As R. Ackhoff states “If you’re doing the wrong thing and attempt to do it better you are getting ‘wronger’”. Or as Wilson states in his essay review “As before, I focus on validity. Why? Because as the good book [AERA, APA, & NCME 2000]says, ‘Validity is, therefore the most fundamental consideration in developing tests (pg 9).’ I concur. If the test event is not valid, if indeed the test is invalid, then all else is VAIN and ILLUSORY (my emphasis).”
This article is a bit of a mess from a social science perspective which, I think, is a fair one against which to evaluate it since it was published in a peer-reviewed journal and leans heavily on the work that will appear in the co-author’s dissertation. If this is an unfair standard against which to judge this publication, then fine. However, taking this position would mean the authors would have to dramatically qualify into meaninglessness any conclusions or implications they generated.
1.) I’m fairly sure the authors chose their cases based on the values of their dependent variable (assuming, and this is difficult to tease out, that the dispositions of the selected teachers is the outcome of interest). This, of course, is a problem for a number of reason, one of which is that you have no variation on your outcome, another of which is makes it easy to select cases that conform to your expected/desired outcomes. You could have chosen four teachers who had not been terminated, but who had similar VA scores, and compared their “lived experiences.” Frankly, this would have been interesting and at least reasonably scientifically defensible, and wouldn’t have exposed you to criticisms of confirmation bias.

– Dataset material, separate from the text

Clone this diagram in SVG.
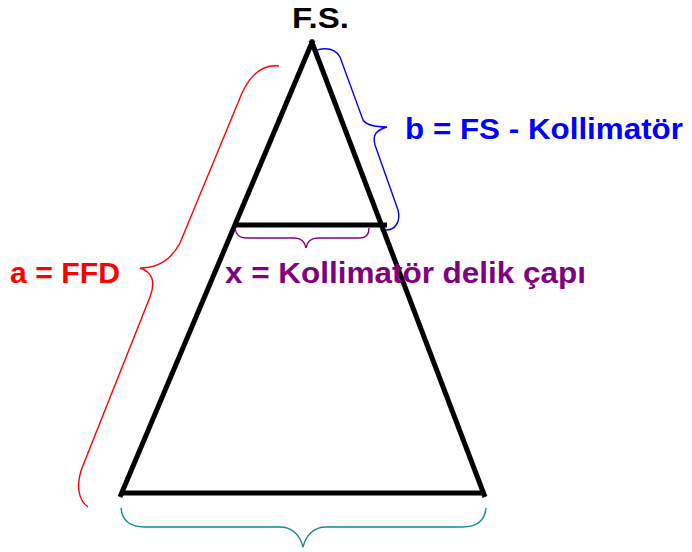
<svg xmlns="http://www.w3.org/2000/svg" width="692" height="552" viewBox="0 0 692 552">
<style>
.t{font-family:"Liberation Sans",Arial,sans-serif;font-weight:bold;font-size:30px}
.side{stroke:#000;stroke-width:5;fill:none;stroke-linecap:butt}
.br{fill:none;stroke-width:1.4}
</style>
<rect width="692" height="552" fill="#fff"/>
<g id="connectors">
<path id="triangle-left" class="side" d="M313 40 L120 497"/>
<path id="triangle-right" class="side" d="M311 40 L485 497"/>
<path id="base" class="side" d="M121 493 L484 493"/>
<path id="collimator" class="side" d="M234 225 L387 225"/>
</g>
<g id="brace-a">
<path class="br" stroke="#ff0000" d="M279 66 C262 64 250 76 242 93 L180 243 C170 262 155 268 140 268 C152 272 156 281 150 297 L82 468 C76 485 78 500 88 507"/>
<text class="t" fill="#ff0000" x="10" y="283" textLength="110" lengthAdjust="spacingAndGlyphs">a = FFD</text>
</g>
<g id="brace-b">
<path class="br" stroke="#0000ff" d="M317 50 C328 47 336 50 340 57 L363 120 C367 126 376 127 387 127 C377 130 372 134 375 145 L398 210 C401 222 395 230 386 230"/>
<text class="t" fill="#0000ff" x="405" y="139" textLength="278" lengthAdjust="spacingAndGlyphs">b = FS - Kollimatör</text>
</g>
<g id="brace-x">
<path class="br" stroke="#800080" d="M235 228 C236 235 239 238 246 238 L294 238 C301 238 305 242 306 248 C307 242 311 238 318 238 L360 238 C366 238 369 235 369 228"/>
<text class="t" fill="#800080" x="225" y="283" textLength="361" lengthAdjust="spacingAndGlyphs">x = Kollimatör delik çapı</text>
</g>
<g id="brace-base">
<path class="br" stroke="#138a8a" d="M121 508 C122 520 130 527 145 527 L280 527 C292 527 300 535 303 547 C306 535 314 527 326 527 L462 527 C477 527 485 520 486 508"/>
</g>
<g id="fs">
<text class="t" fill="#000" x="292" y="28" textLength="57" lengthAdjust="spacingAndGlyphs">F.S.</text>
</g>
</svg>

2.) The case selection and “analysis” of the data derived from those cases, suffer from a number of biases that render the findings fairly useless. Take the “quasi-selected” teachers. What is the principal rival hypothesis that the authors can’t eliminate? That is, what control variables are missing from their model of teacher termination? They have no way of knowing, beyond some tepid and unverifiable assurances (again, this is a bit of a problem when your principal control is unfalsifiable and you can’t compensate for this by making assumptions about the veracity of these statements since most people are loathe to self-criticize, particularly when their embroiled in a lawsuit to save their job) from the teachers, that they were not terminated for reasons other than their EVAAS scores.
Their PDAS scores provide some evidence here, but the authors do not consider how these may have impacted the teachers’ termination decision. Without knowing the distribution of PDAS scores in the district (I’m assuming that they are severely skewed and overwhelming positive), these scores look quite low. And, interesting, consistently low (with one exception). What percentile were these scores? How much worse (or better) were these teachers’ scores than other faculty? Were these scores lower or higher than other teachers with similar VAM scores who were not terminated? These are interesting questions.
View a video prepared by the authors at: http://epaa.asu.edu/ojs/blog/?p=1944
I have taught physical education and adapted physical education for over 30 years. No one has ever been able to apply any of these evaluations for merit pay in regard to art, music, physical education, special education, speech and language, physical therapy, occupational therapy, guidance counselors, or any or the specialized teachers so prevalent in the public school system. Not every teacher is in a self-contained classroom with a homogeneous and stable population of students. In some of the schools where I’ve taught, the student body turns over up to a third of their students during the school year! How does that get applied? These factors are not even touched in any of the studies I’ve read.